The oldest of eight children, May was born Antonio Magliulo in a town near Naples in 1937. As a young man, he secured work on ships carrying Italian immigrants to Argentina, and eventually made his way to New York in 1963. He found what passed for Italian food in the New World bore little resemblance to the food he’d grown up with. Several generations in a new country, adapting to local products and local tastes, had created a hybrid Italian-American cuisine. May resolved to introduce authentic Italian food.
First at the Rainbow Room, where he started as a captain in 1964 and rose to general manager within four years, and later at his restaurants Palio, San Domenico and SD26, May pushed for better products and more rigorous technique. He actively pursued culinary exchange, bringing chefs and winemakers from Italy to show the best the country offered and sending American chefs across the Atlantic to learn.
May’s rigor curried great loyalism. Chef Paul Bartolotta, currently owner and co-founder of the Bartolotta Restaurants in Milwaukee and previously chef at Spiaggia in Chicago and Bartolotta Ristorante di Mare in Las Vegas, opened San Domenico for May and enjoyed years of his tutelage in the U.S. and Italy. “My story is directly owed to Tony, 100 percent,” he says. “From a personal level to a professional level to a business level, I owe it all to Tony.” Through May he learned Italian cuisine at the source, learned how to run a restaurant and met his wife.
“Tony was quite frustrated with the idea that there was southern Italian food that was tomato sauce and northern food was cream sauce,” Bartolotta remembers. May had three approaches to Italian food in the U.S.: “Traditional and regional was one. The original textbook. And then you have regionally inspired. Tony also believed you could do cucina creativa, the third type, which was where Italian food could be modern.”
May also founded the Gruppo Ristoratori Italiani with the Italy-America Chamber of Commerce, to promote Italian food and wine. This was new at the time—American fine dining was firmly Francophile. “Tony was not only promoting Italian food, he was promoting Italian culture in every way possible,” said Bartolotta.
Andrew Carmellini, who now runs nearly 20 restaurants, including Locanda Verde and Carne Mare in New York, also got an early start from May. He was 19 and a private chef for New York Gov. Mario Cuomo and his wife, Matilda. When Carmellini told Matilda he was going to work for chef David Bouley, she set up a meeting with May. “You’re Italian. You should cook Italian food,” she told him, Carmellini says. He got the job.
“I definitely learned what real Italian cooking is working for Tony,” he recalled. “And then I was in Italy for a year and then twice a year for 30 years. That started with Tony. He was one of the first people really hammering down on what was real actual Italian food.”

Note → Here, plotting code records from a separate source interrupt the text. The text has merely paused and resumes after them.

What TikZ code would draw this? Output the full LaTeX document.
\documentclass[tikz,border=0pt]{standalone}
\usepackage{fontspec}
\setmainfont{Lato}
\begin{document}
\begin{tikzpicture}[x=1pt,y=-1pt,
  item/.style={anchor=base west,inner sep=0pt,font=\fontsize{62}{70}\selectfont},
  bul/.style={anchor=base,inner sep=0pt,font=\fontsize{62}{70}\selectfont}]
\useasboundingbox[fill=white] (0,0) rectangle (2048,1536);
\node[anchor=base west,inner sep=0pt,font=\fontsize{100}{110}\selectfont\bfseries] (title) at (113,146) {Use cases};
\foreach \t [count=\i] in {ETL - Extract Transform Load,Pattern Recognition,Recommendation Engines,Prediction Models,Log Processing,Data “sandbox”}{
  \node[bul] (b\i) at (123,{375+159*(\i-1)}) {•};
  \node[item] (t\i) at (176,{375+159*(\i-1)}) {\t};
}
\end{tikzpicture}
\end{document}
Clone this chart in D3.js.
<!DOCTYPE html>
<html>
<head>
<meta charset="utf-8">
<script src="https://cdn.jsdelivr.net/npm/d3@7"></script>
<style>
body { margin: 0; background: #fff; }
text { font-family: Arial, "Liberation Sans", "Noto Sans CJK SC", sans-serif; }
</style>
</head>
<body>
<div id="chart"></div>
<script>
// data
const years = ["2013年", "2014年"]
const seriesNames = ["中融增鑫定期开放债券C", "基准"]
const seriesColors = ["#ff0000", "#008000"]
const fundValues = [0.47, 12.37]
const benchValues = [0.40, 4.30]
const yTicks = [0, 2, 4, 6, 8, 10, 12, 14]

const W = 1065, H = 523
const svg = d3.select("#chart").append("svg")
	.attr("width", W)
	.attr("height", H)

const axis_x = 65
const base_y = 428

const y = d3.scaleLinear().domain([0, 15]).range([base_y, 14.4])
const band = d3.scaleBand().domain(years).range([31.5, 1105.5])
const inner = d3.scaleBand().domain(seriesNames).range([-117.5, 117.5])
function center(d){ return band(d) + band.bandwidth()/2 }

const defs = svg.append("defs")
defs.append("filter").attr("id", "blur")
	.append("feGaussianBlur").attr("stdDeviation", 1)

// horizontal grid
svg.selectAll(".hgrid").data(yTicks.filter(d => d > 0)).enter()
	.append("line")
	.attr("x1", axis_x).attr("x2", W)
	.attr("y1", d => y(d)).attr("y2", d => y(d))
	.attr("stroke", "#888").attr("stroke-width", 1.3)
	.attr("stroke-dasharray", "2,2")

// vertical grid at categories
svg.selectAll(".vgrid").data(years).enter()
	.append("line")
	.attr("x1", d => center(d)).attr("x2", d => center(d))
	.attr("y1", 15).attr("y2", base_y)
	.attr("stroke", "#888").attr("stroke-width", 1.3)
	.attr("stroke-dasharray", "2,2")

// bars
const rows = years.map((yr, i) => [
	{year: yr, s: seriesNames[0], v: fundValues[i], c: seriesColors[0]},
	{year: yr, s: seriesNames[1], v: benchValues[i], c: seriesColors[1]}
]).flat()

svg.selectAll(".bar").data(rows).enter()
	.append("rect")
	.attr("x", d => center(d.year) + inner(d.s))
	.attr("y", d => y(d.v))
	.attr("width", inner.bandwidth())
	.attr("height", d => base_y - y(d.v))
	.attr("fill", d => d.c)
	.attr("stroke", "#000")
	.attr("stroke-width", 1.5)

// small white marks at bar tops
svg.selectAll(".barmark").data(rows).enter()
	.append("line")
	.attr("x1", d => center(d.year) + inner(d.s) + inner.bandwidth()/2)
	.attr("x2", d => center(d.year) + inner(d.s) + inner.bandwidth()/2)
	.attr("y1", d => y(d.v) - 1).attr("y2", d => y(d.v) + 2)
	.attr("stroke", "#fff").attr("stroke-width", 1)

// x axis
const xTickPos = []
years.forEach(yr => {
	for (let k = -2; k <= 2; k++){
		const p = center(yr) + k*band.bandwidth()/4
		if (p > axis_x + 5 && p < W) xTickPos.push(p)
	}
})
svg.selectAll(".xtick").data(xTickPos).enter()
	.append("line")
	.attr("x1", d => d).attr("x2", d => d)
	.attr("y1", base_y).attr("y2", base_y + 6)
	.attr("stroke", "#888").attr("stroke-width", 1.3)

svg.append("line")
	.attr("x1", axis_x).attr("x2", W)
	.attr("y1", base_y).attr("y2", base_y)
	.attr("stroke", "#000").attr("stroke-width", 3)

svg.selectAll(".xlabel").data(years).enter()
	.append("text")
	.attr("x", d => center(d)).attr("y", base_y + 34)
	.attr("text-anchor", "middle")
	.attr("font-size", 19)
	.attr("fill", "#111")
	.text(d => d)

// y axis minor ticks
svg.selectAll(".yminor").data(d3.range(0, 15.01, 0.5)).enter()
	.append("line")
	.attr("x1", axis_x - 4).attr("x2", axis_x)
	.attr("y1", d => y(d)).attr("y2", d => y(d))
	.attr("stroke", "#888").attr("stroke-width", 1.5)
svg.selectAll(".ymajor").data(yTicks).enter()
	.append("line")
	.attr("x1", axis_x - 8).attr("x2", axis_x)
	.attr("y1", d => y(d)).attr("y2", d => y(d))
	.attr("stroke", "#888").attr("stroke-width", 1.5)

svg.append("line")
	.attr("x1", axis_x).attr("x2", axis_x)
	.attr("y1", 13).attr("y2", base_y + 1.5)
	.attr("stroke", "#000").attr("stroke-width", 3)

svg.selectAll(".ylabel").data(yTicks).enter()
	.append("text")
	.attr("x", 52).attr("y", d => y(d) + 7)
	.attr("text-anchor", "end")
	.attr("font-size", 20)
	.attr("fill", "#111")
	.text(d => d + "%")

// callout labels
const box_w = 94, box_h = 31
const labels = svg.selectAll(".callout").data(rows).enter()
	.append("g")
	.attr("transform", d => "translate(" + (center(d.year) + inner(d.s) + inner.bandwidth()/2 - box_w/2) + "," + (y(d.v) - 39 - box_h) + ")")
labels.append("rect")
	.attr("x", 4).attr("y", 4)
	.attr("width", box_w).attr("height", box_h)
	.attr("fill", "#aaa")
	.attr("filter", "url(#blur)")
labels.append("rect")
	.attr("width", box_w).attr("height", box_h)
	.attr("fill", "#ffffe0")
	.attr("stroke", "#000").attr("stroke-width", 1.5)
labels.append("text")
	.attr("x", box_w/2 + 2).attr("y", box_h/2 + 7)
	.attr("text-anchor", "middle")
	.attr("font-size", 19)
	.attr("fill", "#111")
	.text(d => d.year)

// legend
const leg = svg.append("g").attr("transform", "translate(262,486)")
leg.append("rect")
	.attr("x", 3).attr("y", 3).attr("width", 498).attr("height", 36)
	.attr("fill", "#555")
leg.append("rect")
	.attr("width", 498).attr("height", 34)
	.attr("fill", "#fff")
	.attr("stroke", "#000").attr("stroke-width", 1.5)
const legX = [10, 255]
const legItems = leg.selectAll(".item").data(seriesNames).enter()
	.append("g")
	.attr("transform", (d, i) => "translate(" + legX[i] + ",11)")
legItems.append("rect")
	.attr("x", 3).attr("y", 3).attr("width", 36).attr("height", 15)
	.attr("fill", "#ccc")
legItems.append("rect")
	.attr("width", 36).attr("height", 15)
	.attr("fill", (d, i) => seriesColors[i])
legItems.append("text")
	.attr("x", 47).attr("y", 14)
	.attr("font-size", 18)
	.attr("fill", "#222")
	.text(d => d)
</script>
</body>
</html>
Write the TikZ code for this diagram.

Carmellini sees May’s influence everywhere. Spaghetti alla chitarra con pomodoro, square cut noodles with a quickly cooked tomato sauce, a simple pasta dish that demands precision, was unknown then but ubiquitous now. “Cacio e pepe, which, let’s face it, is basically adult mac ’n’ cheese at this point, that was a dish in 1992 that was nowhere to be found anywhere in America,” said Carmellini. “So when he’d go to Italy he’d always smuggle some food in. He brought back a wheel of cacio e pepe cheese—salty Roman pecorino with black pepper inside it. He came back in the kitchen, put an apron over his suit, grated some cheese in a bowl, cooked pasta in water, put a little pasta water in the bowl. That didn’t exist here.”
May is survived by his wife, Hamila, and his daughter and business partner Marisa.